Wednesday 23 February 2011

I wish...

I wish Columbia would stop sending me emails about the interesting things their students are doing. I wish I had said this or that in my application. I wish I could stop dreaming, and aiming for things outside of my reach.

Actually I don't wish that last one at all.

Thursday 17 February 2011

One Sri Lanka

It's one am and I can't sleep because I'm thinking about Sri Lanka, the country I have been going to since I was one month old, and which, in the space of one week became a different place to the one I'd known all my life.

One week was such a short amount of time to see all the things we did - so many different perspectives, meetings, speeches, statistics, conversations and experiences, all somehow belonging to one country.

So many different emotions, thoughts and flashbacks have been reeling through my mind, and I am still so far away from achieving any kind of coherence.

Tuesday 15 February 2011

Maybe. Probably Not. No.

Immediately after I submit any kind of application I convince myself that it won't be successful. It's mostly a self-preservation thing, but in the case of my Columbia application it is a very valid thought. I don't have a traditional academic background for the course and recent Foreign Affairs related experiences have taught me a lot and made me see some of the naivete in my application.
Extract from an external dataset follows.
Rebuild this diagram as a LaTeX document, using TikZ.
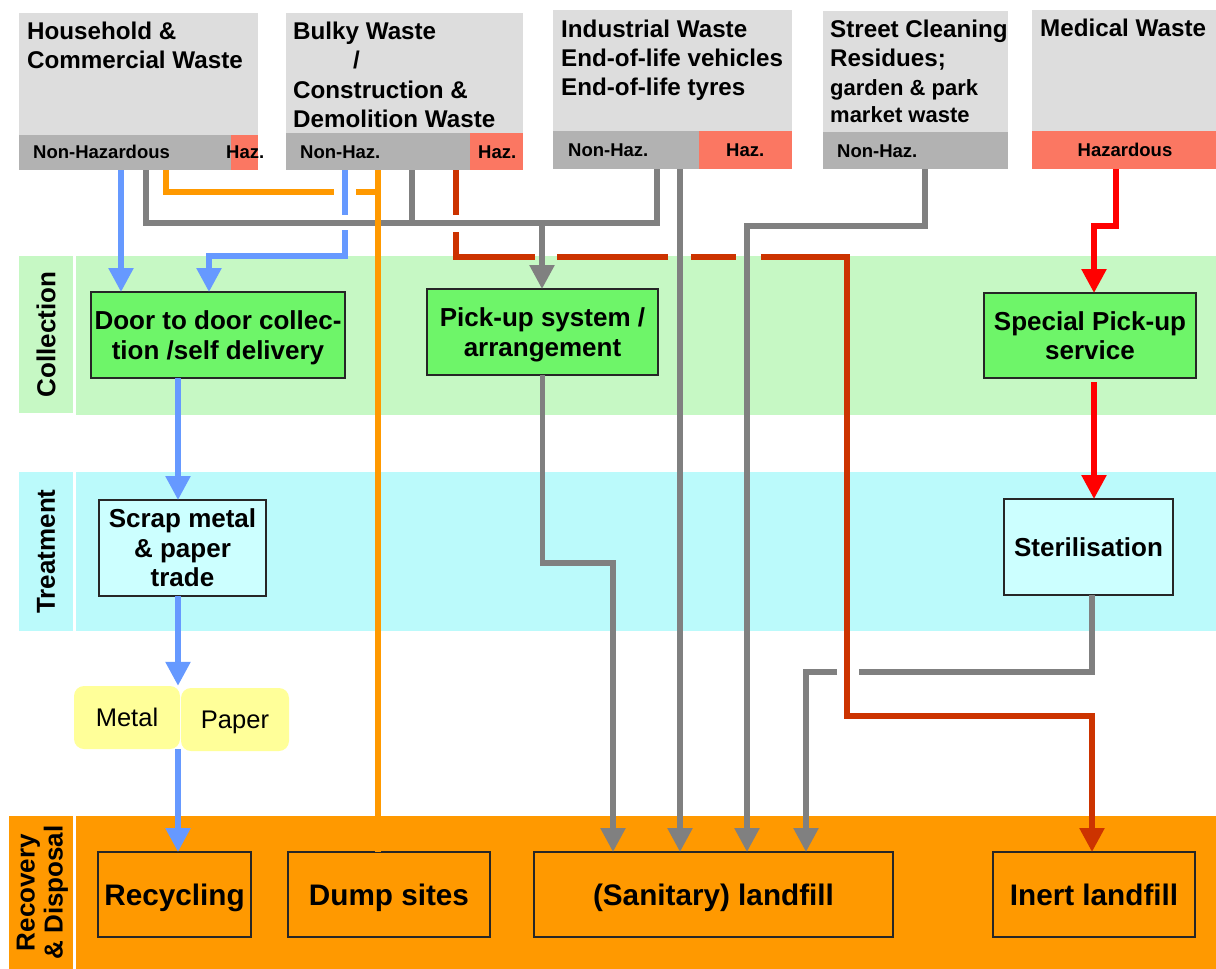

I guess it will all come down to how much they like naive enthusiasm. And even if I am offered a place, there are funding and other potentially prohibitive factors to consider.

But in the meantime, while I convince myself that I'm not moving to NY in 6 months, I also have to be prepared in case I am, which means saying 'maybe' or 'no' to anything I'm invited to that happens around that time or that might bankrupt me given that I won't be working for 2 years and living in one of the most expensive cities in the world.

Today I said 'probably not' to a trip to Italy. I feel so silly everytime this happens as I'm so convinced there'll end up being no reason not to go.

I'm feeling silly a lot these days.

Tuesday 8 February 2011

Where Do I Begin?

I know I have to write something down about my recent experiences - something more than the last cop out post. But I don't know where to start.

I could tell you what I did:

-that I quit my job and went to Sri Lanka for a long holiday where I had a chance to really think about life, what's important to me, what I'm good at and what I'm passionate about

-that I wrote my Columbia application there which made me think some more

-and that while I was there I ended up taking part in a programme where young members of the diaspora encounter a variety of perspectives on SL by meeting leading politicians from every major party, research organisations, NGOs, and people from rural communities in different parts of the country, and more.

So yes, I could tell you what I did, and it would only scratch the surface, but it would probably be a good place to begin.